* **Exercise task**: Exactly reproduce the lines that run from the one containing "Generate a Python" through the one containing "ecorr_top = [235, 327]", ends included, with no pictures.

···

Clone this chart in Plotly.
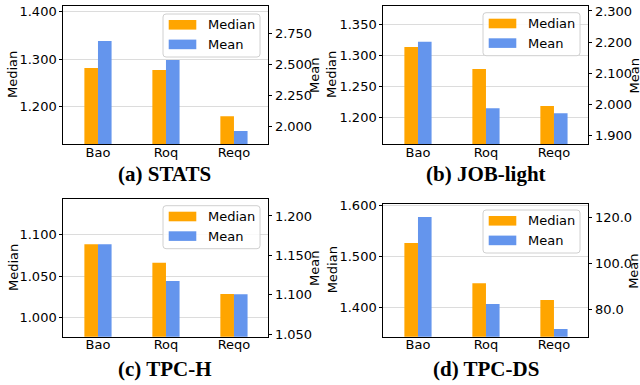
import plotly.graph_objects as go

W, H = 640, 385

categories = ["Bao", "Roq", "Reqo"]

stats_median = [1.2815, 1.2773, 1.180]
stats_mean = [2.688, 2.535, 1.965]
job_median = [1.313, 1.2775, 1.218]
job_mean = [2.201, 1.987, 1.971]
tpch_median = [1.088, 1.066, 1.0284]
tpch_mean = [1.164, 1.1173, 1.1004]
tpcds_median = [1.5255, 1.4465, 1.4137]
tpcds_mean = [120.1, 82.3, 71.4]

titles = ["(a) STATS", "(b) JOB-light", "(c) TPC-H", "(d) TPC-DS"]

ORANGE = "#FFA500"
BLUE = "#6495ED"

# panel configuration: pixel box (left, top, right, bottom), axis ranges, tick steps
panels = [
    dict(med=stats_median, mean=stats_mean, box=(63.3, 6, 268.3, 144),
         lr=[1.1215, 1.412], ld=0.1, rr=[1.861, 2.969], rd=0.25, rf=".3f",
         title_xy=(164, 173.5), legtop=8, ylab_x=13, mlab_x=314),
    dict(med=job_median, mean=job_mean, box=(383.3, 6, 588.3, 144),
         lr=[1.157, 1.379], ld=0.05, rr=[1.872, 2.316], rd=0.1, rf=".3f",
         title_xy=(485.5, 173.5), legtop=6.7, ylab_x=332, mlab_x=633.5),
    dict(med=tpch_median, mean=tpch_mean, box=(63.3, 199.3, 268.3, 336.7),
         lr=[0.9772, 1.142], ld=0.05, rr=[1.0466, 1.2212], rd=0.05, rf=".3f",
         title_xy=(165, 368.5), legtop=6.4, ylab_x=13, mlab_x=314),
    dict(med=tpcds_median, mean=tpcds_mean, box=(383.3, 204, 588.3, 336.7),
         lr=[1.3418, 1.602], ld=0.1, rr=[68.1, 125.8], rd=20, rf=".1f",
         title_xy=(485.5, 368.5), legtop=6, ylab_x=332, mlab_x=633.5),
]

def px(x):
    return x / W

def py(y):
    return 1 - y / H

fig = go.Figure()
shapes = []
annotations = []
tickfont = dict(family="DejaVu Sans", size=13, color="black")

for i, p in enumerate(panels):
    n = i + 1
    xa = "x" if n == 1 else f"x{n}"
    yl_idx = 2 * i + 1
    yr_idx = 2 * i + 2
    yl = "y" if yl_idx == 1 else f"y{yl_idx}"
    yr = f"y{yr_idx}"
    L, T, R, B = p["box"]

    fig.add_trace(go.Bar(x=categories, y=p["med"], xaxis=xa, yaxis=yl,
                         marker=dict(color=ORANGE, line=dict(width=0)),
                         offset=-0.2, width=0.2, name="Median", showlegend=False))
    fig.add_trace(go.Bar(x=categories, y=p["mean"], xaxis=xa, yaxis=yr,
                         marker=dict(color=BLUE, line=dict(width=0)),
                         offset=0.0, width=0.2, name="Mean", showlegend=False))

    xkey = "xaxis" if n == 1 else f"xaxis{n}"
    ylkey = "yaxis" if yl_idx == 1 else f"yaxis{yl_idx}"
    yrkey = f"yaxis{yr_idx}"

    fig.layout[xkey] = dict(domain=[px(L), px(R)], anchor=yl, range=[-0.51, 2.505],
                            showline=True, linecolor="black", linewidth=1, mirror=True,
                            ticks="", tickfont=tickfont, showgrid=False, zeroline=False,
                            ticklabelstandoff=-4,
                            automargin=False, fixedrange=True)
    fig.layout[ylkey] = dict(domain=[py(B), py(T)], anchor=xa, range=p["lr"],
                             dtick=p["ld"], tick0=0, tickformat=".3f",
                             showline=True, linecolor="black", linewidth=1,
                             ticks="outside", ticklen=3, tickcolor="black",
                             tickfont=tickfont, showgrid=True, gridcolor="#dcdcdc",
                             gridwidth=1, zeroline=False, automargin=False)
    fig.layout[yrkey] = dict(overlaying=yl, anchor=xa, side="right", range=p["rr"],
                             dtick=p["rd"], tick0=0, tickformat=p["rf"],
                             showline=True, linecolor="black", linewidth=1,
                             ticks="outside", ticklen=3, tickcolor="black",
                             tickfont=tickfont, showgrid=False, zeroline=False,
                             automargin=False)

    # axis titles
    annotations.append(dict(text="Median", x=px(p["ylab_x"]), y=py((T + B) / 2),
                            xref="paper", yref="paper", textangle=-90, showarrow=False,
                            xanchor="center", yanchor="middle",
                            font=dict(family="DejaVu Sans", size=13, color="black")))
    annotations.append(dict(text="Mean", x=px(p["mlab_x"]), y=py((T + B) / 2 + 1),
                            xref="paper", yref="paper", textangle=-90, showarrow=False,
                            xanchor="center", yanchor="middle",
                            font=dict(family="DejaVu Sans", size=13, color="black")))
    # subplot caption
    tx, ty = p["title_xy"]
    annotations.append(dict(text=f"<b>{titles[i]}</b>", x=px(tx), y=py(ty),
                            xref="paper", yref="paper", showarrow=False,
                            xanchor="center", yanchor="middle",
                            font=dict(family="Liberation Serif", size=21, color="black")))

    # legend box (drawn like a matplotlib legend)
    bR = R - 8.3
    bL = bR - 97
    bT = T + p["legtop"]
    bB = bT + 43
    r = 3
    path = (f"M {px(bL + r)} {py(bT)} L {px(bR - r)} {py(bT)} "
            f"Q {px(bR)} {py(bT)} {px(bR)} {py(bT + r)} "
            f"L {px(bR)} {py(bB - r)} Q {px(bR)} {py(bB)} {px(bR - r)} {py(bB)} "
            f"L {px(bL + r)} {py(bB)} Q {px(bL)} {py(bB)} {px(bL)} {py(bB - r)} "
            f"L {px(bL)} {py(bT + r)} Q {px(bL)} {py(bT)} {px(bL + r)} {py(bT)} Z")
    shapes.append(dict(type="path", path=path, xref="paper", yref="paper",
                       fillcolor="rgba(255,255,255,0.85)",
                       line=dict(color="#d0d0d0", width=1), layer="above"))
    for k, (lab, col) in enumerate([("Median", ORANGE), ("Mean", BLUE)]):
        cy = bT + 10.8 + k * 19.6
        shapes.append(dict(type="rect", xref="paper", yref="paper",
                           x0=px(bL + 5.7), x1=px(bL + 33.3),
                           y0=py(cy + 4.8), y1=py(cy - 4.8),
                           fillcolor=col, line=dict(width=0), layer="above"))
        annotations.append(dict(text=lab, x=px(bL + 43), y=py(cy),
                                xref="paper", yref="paper", showarrow=False,
                                xanchor="left", yanchor="middle",
                                font=dict(family="DejaVu Sans", size=13, color="black")))

fig.update_layout(width=W, height=H, margin=dict(l=0, r=0, t=0, b=0),
                  paper_bgcolor="white", plot_bgcolor="white",
                  barmode="overlay", showlegend=False,
                  shapes=shapes, annotations=annotations)

fig.write_html("out.html", config={"displayModeBar": False},
               post_script="document.body.style.margin='0px';document.body.style.overflow='hidden';")
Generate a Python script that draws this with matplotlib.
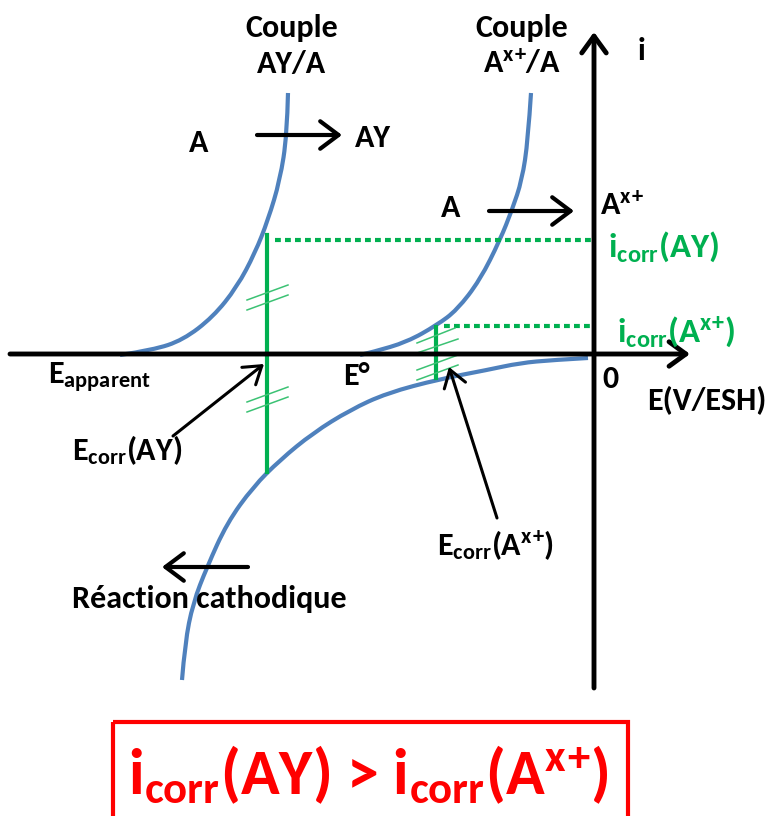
import matplotlib
matplotlib.use("Agg")
import matplotlib.pyplot as plt
from matplotlib.patches import Rectangle, PathPatch
from matplotlib.path import Path

plt.rcParams["font.family"] = ["Carlito", "DejaVu Sans"]
plt.rcParams["font.weight"] = "bold"
plt.rcParams["mathtext.fontset"] = "custom"
plt.rcParams["mathtext.rm"] = "Carlito:bold"
plt.rcParams["mathtext.it"] = "Carlito:bold"
plt.rcParams["mathtext.bf"] = "Carlito:bold"

# courbe anodique du couple AY/A
ay_E = [120, 153, 183, 213, 237, 255, 268, 280, 287, 288]
ay_i = [355, 350, 340, 317, 287, 253, 220, 180, 135, 93]

# courbe anodique du couple Ax+/A
ax_E = [360, 373, 407, 437, 457, 480, 500, 512, 522, 528, 531]
ax_i = [355, 352, 342, 325, 310, 280, 240, 210, 180, 140, 93]

# courbe cathodique
cat_E = [182, 185, 193, 207, 227, 253, 280, 313, 350, 387, 440, 487, 520, 553, 588]
cat_i = [680, 643, 603, 567, 523, 487, 460, 433, 410, 393, 379, 370, 363, 360, 358]

# potentiels et courants de corrosion
ecorr_E = [267, 436]
icorr_i = [240, 326]
ecorr_bottom = [472, 378]
ecorr_top = [235, 327]

# traits de hachure sur les segments verts
hatch_AY = [((247, 300), (288, 285)), ((247, 310), (288, 295)),
            ((247, 402), (288, 387)), ((247, 412), (288, 397))]
hatch_AX = [((417, 343), (455, 328)), ((417, 353), (458, 339)),
            ((417, 370), (458, 355)), ((417, 380), (458, 365))]

blue = "#4F81BD"
green = "#00B050"
red = "#FF0000"
XP = r"$^{\mathrm{x}}$$^{+}$"


def smooth_curve(xs, ys):
    # courbe de Bézier quadratique passant par les milieux des points lus
    pts = list(zip(xs, ys))
    verts = [pts[0]]
    codes = [Path.MOVETO]
    for k in range(1, len(pts) - 2):
        mid = ((pts[k][0] + pts[k + 1][0]) / 2, (pts[k][1] + pts[k + 1][1]) / 2)
        verts += [pts[k], mid]
        codes += [Path.CURVE3, Path.CURVE3]
    verts += [pts[-2], pts[-1]]
    codes += [Path.CURVE3, Path.CURVE3]
    return PathPatch(Path(verts, codes), fill=False, edgecolor=blue, lw=3,
                     capstyle="butt")


fig = plt.figure(figsize=(7.78, 8.16), dpi=100)
ax = fig.add_axes([0, 0, 1, 1])
ax.set_xlim(0, 778)
ax.set_ylim(816, 0)
ax.axis("off")

# axes E et i
axis_arrow = dict(arrowstyle="->,head_length=0.55,head_width=0.4", lw=3.5,
                  color="black", shrinkA=0, shrinkB=0, mutation_scale=22)
ax.annotate("", xy=(690, 354), xytext=(10, 354), arrowprops=axis_arrow)
ax.annotate("", xy=(594, 32), xytext=(594, 688), arrowprops=axis_arrow)

# courbes i = f(E)
ax.add_patch(smooth_curve(ay_E, ay_i))
ax.add_patch(smooth_curve(ax_E, ax_i))
ax.add_patch(smooth_curve(cat_E, cat_i))

# segments verts et pointillés vers l'axe i
for e, top, bot, i in zip(ecorr_E, ecorr_top, ecorr_bottom, icorr_i):
    ax.plot([e, e], [top, bot], color=green, lw=3)
    ax.plot([e + 8, 592], [i, i], color=green, lw=3, linestyle=(0, (1.4, 1.0)))
for (x0, y0), (x1, y1) in hatch_AY + hatch_AX:
    ax.plot([x0, x1], [y0, y1], color="#3CC274", lw=1.1)

# flèches de réaction
react_arrow = dict(arrowstyle="->,head_length=0.6,head_width=0.45", lw=3,
                   color="black", shrinkA=0, shrinkB=0, mutation_scale=22)
ax.annotate("", xy=(342, 135), xytext=(257, 135), arrowprops=react_arrow)
ax.annotate("", xy=(574, 211), xytext=(489, 211), arrowprops=react_arrow)
ax.annotate("", xy=(162, 567), xytext=(248, 567), arrowprops=react_arrow)

# flèches vers les potentiels de corrosion
lead_arrow = dict(arrowstyle="->,head_length=0.6,head_width=0.4", lw=2.2,
                  color="black", shrinkA=0, shrinkB=0, mutation_scale=20)
ax.annotate("", xy=(264, 364), xytext=(173, 436), arrowprops=lead_arrow)
ax.annotate("", xy=(449, 367), xytext=(497, 518), arrowprops=lead_arrow)

fs = 23
ax.text(292, 37, "Couple", ha="center", va="baseline", fontsize=fs)
ax.text(292, 73, "AY/A", ha="center", va="baseline", fontsize=fs)
ax.text(522, 37, "Couple", ha="center", va="baseline", fontsize=fs)
ax.text(522, 73, "A" + XP + "/A", ha="center", va="baseline", fontsize=fs)
ax.text(642, 60, "i", ha="center", va="baseline", fontsize=fs)

ax.text(199, 152, "A", ha="center", va="baseline", fontsize=fs)
ax.text(355, 147, "AY", ha="left", va="baseline", fontsize=fs)
ax.text(451, 217, "A", ha="center", va="baseline", fontsize=fs)
ax.text(600, 215, "A" + XP, ha="left", va="baseline", fontsize=fs)

ax.text(608, 257, r"i$_{\mathrm{corr}}$(AY)", ha="left", va="baseline",
        fontsize=25, color=green)
ax.text(617, 342, r"i$_{\mathrm{corr}}$(A" + XP + ")", ha="left",
        va="baseline", fontsize=25, color=green)

ax.text(48, 384, r"E$_{\mathrm{apparent}}$", ha="left", va="baseline", fontsize=fs)
ax.text(343, 385, "E°", ha="left", va="baseline", fontsize=fs)
ax.text(602, 388, "0", ha="left", va="baseline", fontsize=fs)
ax.text(647, 410, "E(V/ESH)", ha="left", va="baseline", fontsize=fs)
ax.text(72, 460, r"E$_{\mathrm{corr}}$(AY)", ha="left", va="baseline", fontsize=fs)
ax.text(437, 555, r"E$_{\mathrm{corr}}$(A" + XP + ")", ha="left",
        va="baseline", fontsize=fs)
ax.text(72, 608, "Réaction cathodique", ha="left", va="baseline", fontsize=fs)

# conclusion encadrée
ax.add_patch(Rectangle((113, 722), 515, 120, fill=False, edgecolor=red, lw=3))
ax.text(368, 794, r"i$_{\mathrm{corr}}$(AY) > i$_{\mathrm{corr}}$(A" + XP + ")",
        ha="center", va="baseline", fontsize=46, color=red)

fig.savefig("out.png", dpi=100)
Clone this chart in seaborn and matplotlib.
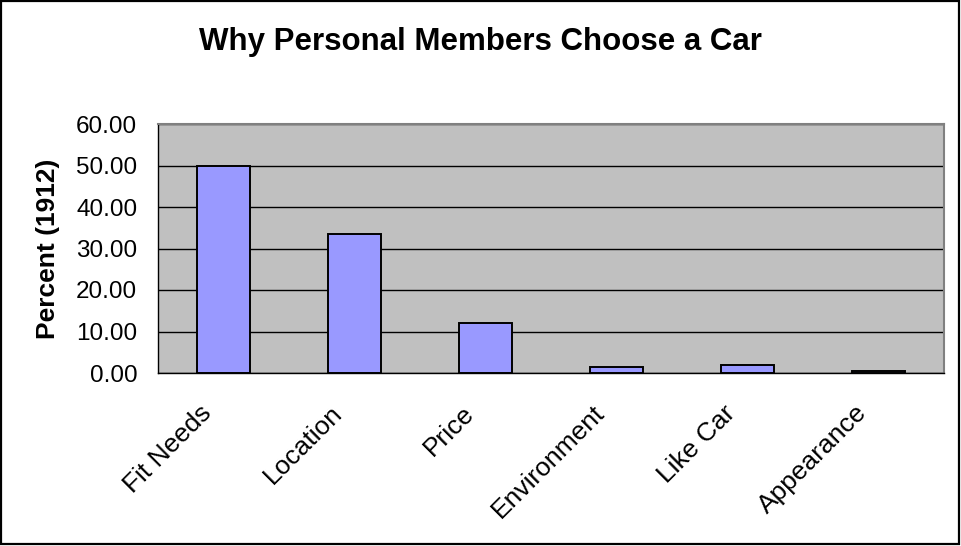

···

* **Result for this task**:
Generate a Python script that draws this with matplotlib.
import matplotlib
matplotlib.use("Agg")
import matplotlib.pyplot as plt
from matplotlib.patches import Rectangle, PathPatch
from matplotlib.path import Path

plt.rcParams["font.family"] = ["Carlito", "DejaVu Sans"]
plt.rcParams["font.weight"] = "bold"
plt.rcParams["mathtext.fontset"] = "custom"
plt.rcParams["mathtext.rm"] = "Carlito:bold"
plt.rcParams["mathtext.it"] = "Carlito:bold"
plt.rcParams["mathtext.bf"] = "Carlito:bold"

# courbe anodique du couple AY/A
ay_E = [120, 153, 183, 213, 237, 255, 268, 280, 287, 288]
ay_i = [355, 350, 340, 317, 287, 253, 220, 180, 135, 93]

# courbe anodique du couple Ax+/A
ax_E = [360, 373, 407, 437, 457, 480, 500, 512, 522, 528, 531]
ax_i = [355, 352, 342, 325, 310, 280, 240, 210, 180, 140, 93]

# courbe cathodique
cat_E = [182, 185, 193, 207, 227, 253, 280, 313, 350, 387, 440, 487, 520, 553, 588]
cat_i = [680, 643, 603, 567, 523, 487, 460, 433, 410, 393, 379, 370, 363, 360, 358]

# potentiels et courants de corrosion
ecorr_E = [267, 436]
icorr_i = [240, 326]
ecorr_bottom = [472, 378]
ecorr_top = [235, 327]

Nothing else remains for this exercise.